Quantitative real-time PCR

Target genes were analyzed using an Mx4000 or Mx3005 multiplex qRT-PCR system. Then, the expression of AB073614 was normalized to glyceraldehyde- 3-phosphate dehydrogenase (GAPDH) mRNA level. The primary sequences used were as follows: AB073614: forward, 5′-TCTGCTCCTGGGTCTTACAC-3′; AB073614: reverse, 5′-TGCAACCACATGTAACCACA-3′; GAPDH: forward, 5′-CCCATCACCATCT¬TCCAGG AG-3′; GAPDH: reverse, 5’-GTTGTCATGGATGAC¬CTT GGC-3′.

MTT assay

U251 cells were seeded in 96-well plates. The cell viability was analyzed using MTT assay. After incubation, the cells were treated with MTT (5 mg/mL) for 4 h at 37°C. Then, the medium was removed and dimethyl sulfoxide was added to each well. The optical density values of the cells were determined on a microplate reader at 490 nm.
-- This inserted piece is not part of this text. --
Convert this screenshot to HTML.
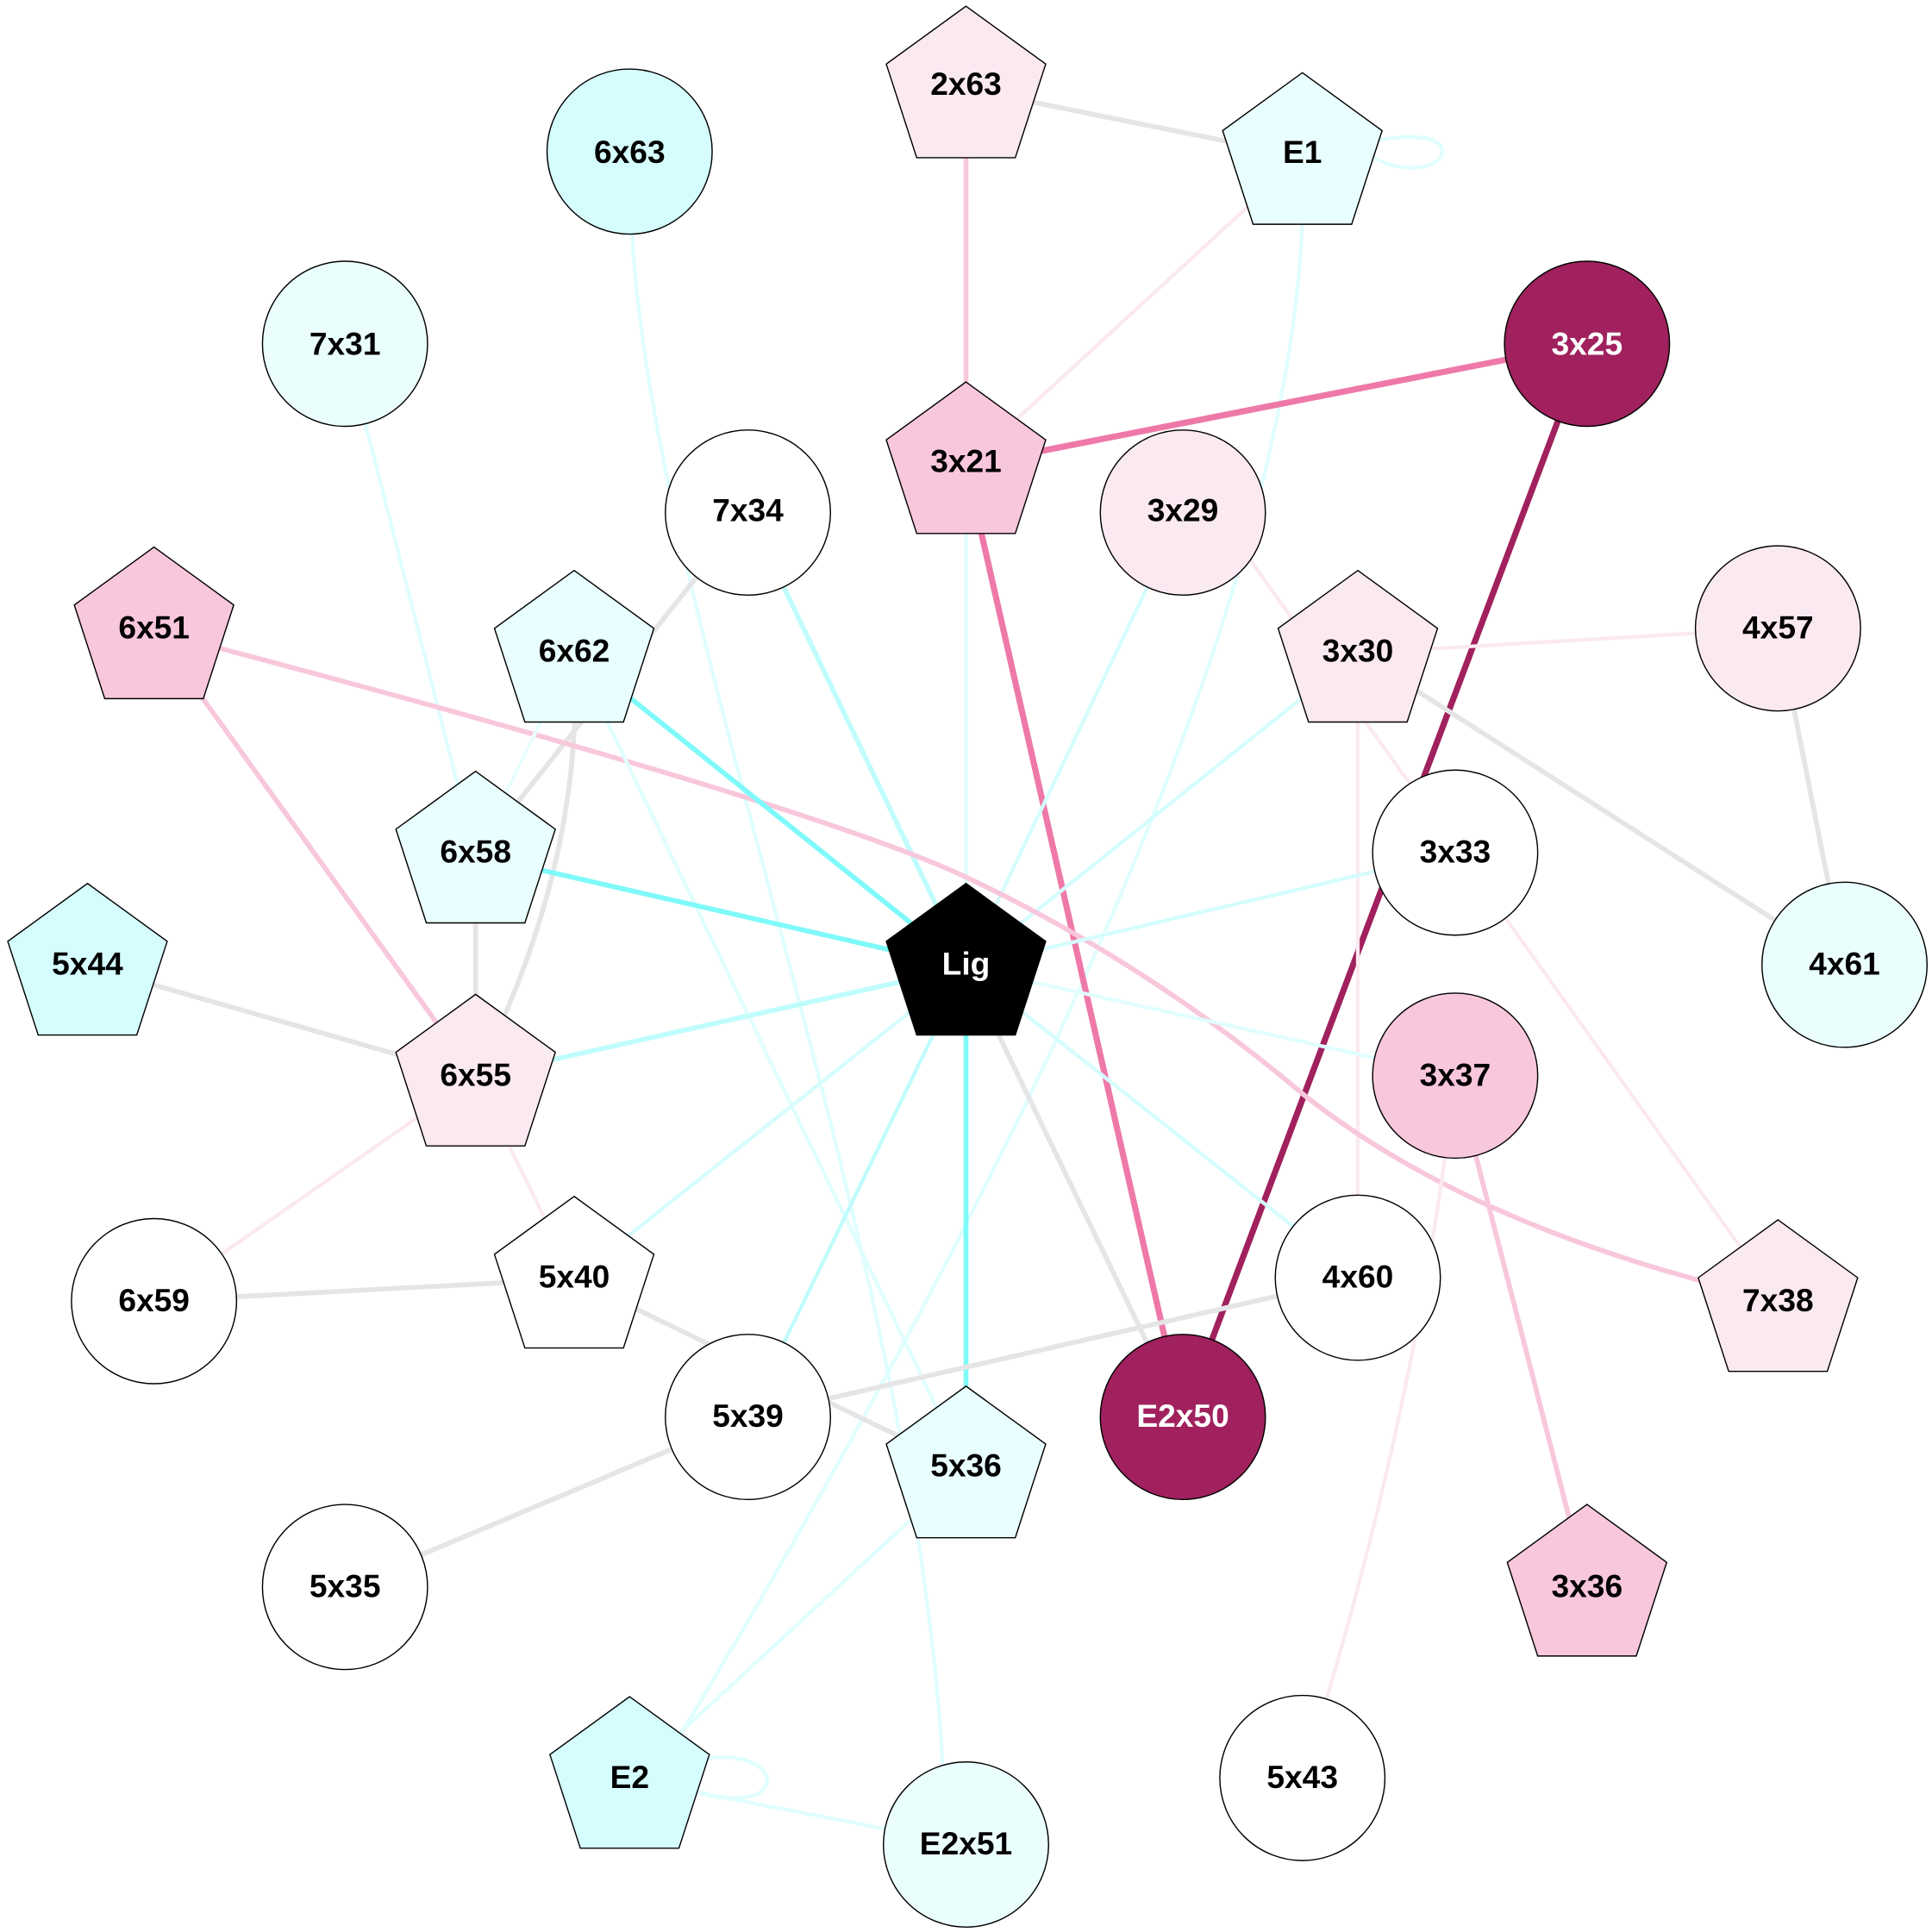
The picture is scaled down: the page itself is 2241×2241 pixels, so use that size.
<!DOCTYPE html>
<html><head><style>html,body{margin:0;padding:0;background:#fff}svg{display:block}</style></head>
<body>
<svg width="2241" height="2241" viewBox="0 0 1568 1568" xmlns="http://www.w3.org/2000/svg">
<g fill="none" stroke-linecap="round">
<line x1="784" y1="72" x2="1057" y2="127" stroke="#e5e5e5" stroke-width="4"/>
<line x1="784" y1="72" x2="784" y2="378" stroke="#f8c7dc" stroke-width="4"/>
<line x1="1057" y1="127" x2="784" y2="378" stroke="#fbe9f1" stroke-width="3"/>
<path d="M1057 180 Q1040 600 545 1420" stroke="#e0fefe" stroke-width="3"/>
<path d="M1110 125 C1140 145 1175 135 1170 120 C1165 108 1130 110 1115 115" stroke="#e0fefe" stroke-width="3"/>
<line x1="784" y1="378" x2="1288" y2="279" stroke="#ee79a8" stroke-width="5"/>
<line x1="1288" y1="279" x2="960" y2="1150" stroke="#a0215e" stroke-width="5"/>
<line x1="784" y1="378" x2="960" y2="1150" stroke="#ee79a8" stroke-width="5"/>
<line x1="784" y1="378" x2="784" y2="785" stroke="#e0fefe" stroke-width="3"/>
<path d="M513 190 C530 500 740 1000 765 1430" stroke="#e0fefe" stroke-width="3"/>
<line x1="280" y1="279" x2="386" y2="694" stroke="#e0fefe" stroke-width="3"/>
<line x1="607" y1="416" x2="784" y2="785" stroke="#c0fcfc" stroke-width="4"/>
<line x1="607" y1="416" x2="386" y2="694" stroke="#e5e5e5" stroke-width="4"/>
<path d="M466 530 Q475 700 386 874" stroke="#e5e5e5" stroke-width="4"/>
<line x1="960" y1="416" x2="784" y2="785" stroke="#d5fdfd" stroke-width="3"/>
<line x1="1015" y1="455" x2="1443" y2="1055" stroke="#fbe9f1" stroke-width="3"/>
<line x1="1102" y1="530" x2="1443" y2="510" stroke="#fbe9f1" stroke-width="3"/>
<line x1="1102" y1="530" x2="1497" y2="783" stroke="#e5e5e5" stroke-width="4"/>
<line x1="1102" y1="530" x2="1102" y2="1037" stroke="#fbe9f1" stroke-width="3"/>
<line x1="1102" y1="530" x2="784" y2="785" stroke="#d5fdfd" stroke-width="3"/>
<line x1="1443" y1="510" x2="1497" y2="783" stroke="#e5e5e5" stroke-width="4"/>
<path d="M125 512 Q650 650 780 710 Q930 780 1060 890 Q1200 1000 1443 1055" stroke="#f8c7dc" stroke-width="4"/>
<line x1="125" y1="512" x2="386" y2="874" stroke="#f8c7dc" stroke-width="4"/>
<line x1="466" y1="530" x2="784" y2="785" stroke="#7ff9f9" stroke-width="4"/>
<line x1="466" y1="530" x2="386" y2="694" stroke="#e9fefe" stroke-width="3"/>
<line x1="466" y1="530" x2="784" y2="1192" stroke="#e0fefe" stroke-width="3"/>
<line x1="386" y1="694" x2="784" y2="785" stroke="#7ff9f9" stroke-width="4"/>
<line x1="386" y1="694" x2="386" y2="874" stroke="#e5e5e5" stroke-width="4"/>
<line x1="1181" y1="692" x2="784" y2="785" stroke="#d5fdfd" stroke-width="3"/>
<line x1="71" y1="784" x2="386" y2="874" stroke="#e5e5e5" stroke-width="4"/>
<line x1="386" y1="874" x2="784" y2="785" stroke="#c0fcfc" stroke-width="4"/>
<line x1="386" y1="874" x2="125" y2="1056" stroke="#fbe9f1" stroke-width="3"/>
<line x1="386" y1="874" x2="466" y2="1038" stroke="#fbe9f1" stroke-width="3"/>
<line x1="1181" y1="873" x2="784" y2="785" stroke="#e0fefe" stroke-width="3"/>
<line x1="1181" y1="873" x2="1288" y2="1288" stroke="#f8c7dc" stroke-width="4"/>
<path d="M1181 873 Q1150 1150 1057 1443" stroke="#fbe9f1" stroke-width="3"/>
<line x1="784" y1="785" x2="1102" y2="1037" stroke="#d5fdfd" stroke-width="3"/>
<line x1="784" y1="785" x2="960" y2="1150" stroke="#e5e5e5" stroke-width="4"/>
<line x1="784" y1="785" x2="784" y2="1192" stroke="#7ff9f9" stroke-width="4"/>
<line x1="784" y1="785" x2="466" y2="1038" stroke="#d5fdfd" stroke-width="3"/>
<line x1="784" y1="785" x2="607" y2="1150" stroke="#c0fcfc" stroke-width="3"/>
<line x1="125" y1="1056" x2="466" y2="1038" stroke="#e5e5e5" stroke-width="4"/>
<line x1="466" y1="1038" x2="784" y2="1192" stroke="#e5e5e5" stroke-width="4"/>
<line x1="1102" y1="1037" x2="607" y2="1150" stroke="#e5e5e5" stroke-width="4"/>
<line x1="607" y1="1150" x2="280" y2="1288" stroke="#e5e5e5" stroke-width="4"/>
<line x1="784" y1="1192" x2="511" y2="1444" stroke="#e0fefe" stroke-width="3"/>
<line x1="511" y1="1444" x2="784" y2="1497" stroke="#e0fefe" stroke-width="3"/>
<path d="M570 1428 C610 1420 630 1440 620 1452 C610 1462 585 1460 570 1456" stroke="#e0fefe" stroke-width="3"/>
</g>
<defs>
<polygon id="p" points="0,-68 64.7,-21 40,55 -40,55 -64.7,-21"/>
</defs>
<g stroke="#000" stroke-width="1">
<circle cx="511" cy="123" r="67" fill="#d5fdfd"/>
<circle cx="280" cy="279" r="67" fill="#ebfefe"/>
<circle cx="1288" cy="279" r="67" fill="#a0215e"/>
<circle cx="607" cy="416" r="67" fill="#fff"/>
<circle cx="960" cy="416" r="67" fill="#fbe9f1"/>
<circle cx="1443" cy="510" r="67" fill="#fbe9f1"/>
<circle cx="1181" cy="692" r="67" fill="#fff"/>
<circle cx="1497" cy="783" r="67" fill="#ebfefe"/>
<circle cx="1181" cy="873" r="67" fill="#f8c7dc"/>
<circle cx="125" cy="1056" r="67" fill="#fff"/>
<circle cx="1102" cy="1037" r="67" fill="#fff"/>
<circle cx="607" cy="1150" r="67" fill="#fff"/>
<circle cx="960" cy="1150" r="67" fill="#a0215e"/>
<circle cx="280" cy="1288" r="67" fill="#fff"/>
<circle cx="1057" cy="1443" r="67" fill="#fff"/>
<circle cx="784" cy="1497" r="67" fill="#ebfefe"/>
<use href="#p" x="784" y="73" fill="#fbe9f1"/>
<use href="#p" x="1057" y="127" fill="#e9fefe"/>
<use href="#p" x="784" y="378" fill="#f8c7dc"/>
<use href="#p" x="125" y="512" fill="#f8c7dc"/>
<use href="#p" x="466" y="531" fill="#e9fefe"/>
<use href="#p" x="1102" y="531" fill="#fbe9f1"/>
<use href="#p" x="386" y="694" fill="#e9fefe"/>
<use href="#p" x="71" y="785" fill="#d5fdfd"/>
<use href="#p" x="784" y="785" fill="#000"/>
<use href="#p" x="386" y="875" fill="#fbe9f1"/>
<use href="#p" x="466" y="1039" fill="#fff"/>
<use href="#p" x="1443" y="1058" fill="#fbe9f1"/>
<use href="#p" x="784" y="1193" fill="#e9fefe"/>
<use href="#p" x="1288" y="1289" fill="#f8c7dc"/>
<use href="#p" x="511" y="1445" fill="#d5fdfd"/>
</g>
<g font-family="Liberation Sans, Arial, sans-serif" font-weight="bold" font-size="26" text-anchor="middle" dominant-baseline="central" fill="#000">
<text x="784" y="68">2x63</text>
<text x="511" y="123">6x63</text>
<text x="1057" y="123">E1</text>
<text x="280" y="279">7x31</text>
<text x="1288" y="279" fill="#fff">3x25</text>
<text x="784" y="374">3x21</text>
<text x="607" y="414">7x34</text>
<text x="960" y="414">3x29</text>
<text x="125" y="509">6x51</text>
<text x="466" y="528">6x62</text>
<text x="1102" y="528">3x30</text>
<text x="1443" y="509">4x57</text>
<text x="386" y="691">6x58</text>
<text x="1181" y="691">3x33</text>
<text x="71" y="782">5x44</text>
<text x="784" y="782" fill="#fff">Lig</text>
<text x="1497" y="782">4x61</text>
<text x="386" y="872">6x55</text>
<text x="1181" y="872">3x37</text>
<text x="125" y="1055">6x59</text>
<text x="466" y="1036">5x40</text>
<text x="1102" y="1036">4x60</text>
<text x="1443" y="1055">7x38</text>
<text x="607" y="1149">5x39</text>
<text x="960" y="1149" fill="#fff">E2x50</text>
<text x="784" y="1189">5x36</text>
<text x="280" y="1287">5x35</text>
<text x="1288" y="1287">3x36</text>
<text x="1057" y="1442">5x43</text>
<text x="511" y="1442">E2</text>
<text x="784" y="1496">E2x51</text>
</g>
</svg>
</body></html>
Transwell assay of cell invasion

Yang et al reported the methods of transwell assay [21]. In brief, Transwell insert chamber coated with Matrigel (BD Biosciences, NJ, USA) was used according to the manufacturer’s detailed instruction. The invading cells were fixed on the bottom side with 4% polyoxymethylene after 24 h of incubation. At last, the invading cells on the bottom side were stained with 0.1% crystal violet. The cell counting was conducted under a microscope at 100× magnification.

Wound healing assays

The cells were cultured in six-well plates and then incubated until 80% confluence before of wounding. Then, a 200-μL tip was used to make a vertical wound and the cells were washed three times with phosphate-buffered saline to remove the cell debris. Cell migration to the wounded region was observed by Nikon microscopy at the designated time point.

Statistical analysis

All the statistical analyses were conducted using Statistical Package for the Social Sciences Version 20.0 software (SPSS Inc., IL, USA). One-way analysis of variance (ANOVA) followed by the Bonferroni test was used to analyze the data. The values were expressed as the mean ± standard error of mean. Survival analysis was carried out using the log-rank test in GraphPad Prism 5. P values < 0.05 were considered statistically different (*P < 0.05; **P < 0.01; ***P < 0.001).

ACKNOWLEDGMENTS AND FUNDING

This work was financially supported by the National Natural Science Foundation for Young Programs of China (No. 81501047).

CONFLICTS OF INTEREST

The authors have no conflicts of interest to declare in relation to this study.